“Hello, Susan. Come in and sit down. I’ve been expecting you.” Dr. Robbins came from behind his desk, motioning to a leather arm chair.
“Good afternoon, Dr. Robbins,” Susan responded.”Yes, mother’s heart attack got my attention.” She perched on the edge of the chair, tightly clutching her purse.
“I suspect it did,” he mused aloud, leaning against the edge of his desk. “But we already had a conversation about her condition at the hospital, so I suspect that this visit isn’t about her.”
“No, it’s not.” Susan looked up at him. “It’s about me. What are my chances of having the same thing? You know that my father died of congestive heart failure just two years ago. He was only seventy.”
“Yes, I remember.”
“He wasn’t that old. Seventy isn’t that old,” she hurried on, “and mother is only sixty-eight. What’s wrong with us?”
Not responding to her anxiety, Dr. Robbins paused and decided to grasp the teachable moment. “What do you know about heart disease, Susan?”
“Mostly what I see on television, you know, those commercials during the news. I don’t read the articles in the women’s magazines. They scare me.” When Dr. Robbins wrinkled his forehead into a frown, she quickly added, “I know that it happens to older people and that it runs in families.”
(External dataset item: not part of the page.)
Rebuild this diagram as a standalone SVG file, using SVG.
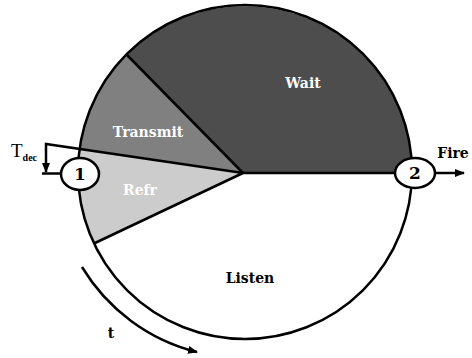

“Okay, that’s good for a start.” Dr. Robbins nodded approvingly. “Actually the heart researchers at the Framingham Institute use age and family history in their six test questions to see if people are at risk for heart disease. You are only fifty-one, so that’s a mark in your favor, but having both parents with heart disease suggests that genetics is not on your side. We can’t change your genetics or your age, but we can address the other risk factors.”
He stood up and moved behind his desk, reaching for her medical chart. “In my examination two months ago, you had a blood pressure-135/75,” he said as he sat down while scanning the pages. “Pre-hypertension we call it. Not too bad, except that we only got it down there with medication.” He looked up. “Those are the next two questions used to assess heart disease risk: Do you have high systolic blood pressure and do you take medications for it? Yes to both for you.”
“I don’t like to take medications,” Susan said, frowning. “They have side effects.”
“Yes, they do,” he agreed. “We probably use medicine way to much. But it’s only because people won’t make the lifestyle changes that we recommend, lifestyle changes that are probably more effective than any medicine.” He smiled quickly and looked at the chart again. “Which brings us to the last two factors: your total cholesterol was 272 mg/dL, and your HDL cholesterol, the good cholesterol, was 52 mg/dL.” He looked up at her again. “I would have expected a woman of your age to have a higher HDL cholesterol, at least 65 or more. A high HDL cholesterol level is one of the most helpful ways to prevent heart disease. It offsets a multitude of other bad markers, including your very high total cholesterol.”
“Okay,” Susan said, rising to the challenge, “how do I raise my HDL?”
“That’s good, Susan,” he immediately commented, “Take charge of what you can do.” Looking at the chart, he remarked, “I see that your weight is 185 pounds and your body mass index is 33.8. That puts you in the obese category.”
“It’s been a stressful two years, first Daddy and now Mother,” she murmured.
“And your weight has suffered as a result, and your cholesterol, too, no doubt,” he deduced. “Some doctors are suggesting that the body mass index is just as good a measure of heart risk as cholesterol, and I think they are right. A new marker that we didn’t check on you is C-reactive protein, a protein in the blood that indicates a high degree of inflammation. But given your inflammatory bowel disease and your arthritis, I would guess that you probably have a high inflammatory state in your body.” He closed the chart. “So what can we do about this? It’s actually easier than you think, if you’re willing to make some changes.”
“I am,” she said, nodding vigorously.
“Okay,” he said, reaching for his prescription pad. “I’m going to make an appointment with a dietician to talk about foods that increase inflammation, like transfats and high glycemic index foods.” When she looked puzzled, he asked, “Do you read labels on the foods you buy? No? You will learn.”
“But I’m a vegetarian,” she replied.
“That’s good. Meats can be highly inflammatory. But vegetarians frequently make poor choices in substituting for animal products.” He quickly scribbled several more lines on his pad and tore it off. “And now a prescription for an exercise program,” he said, writing again.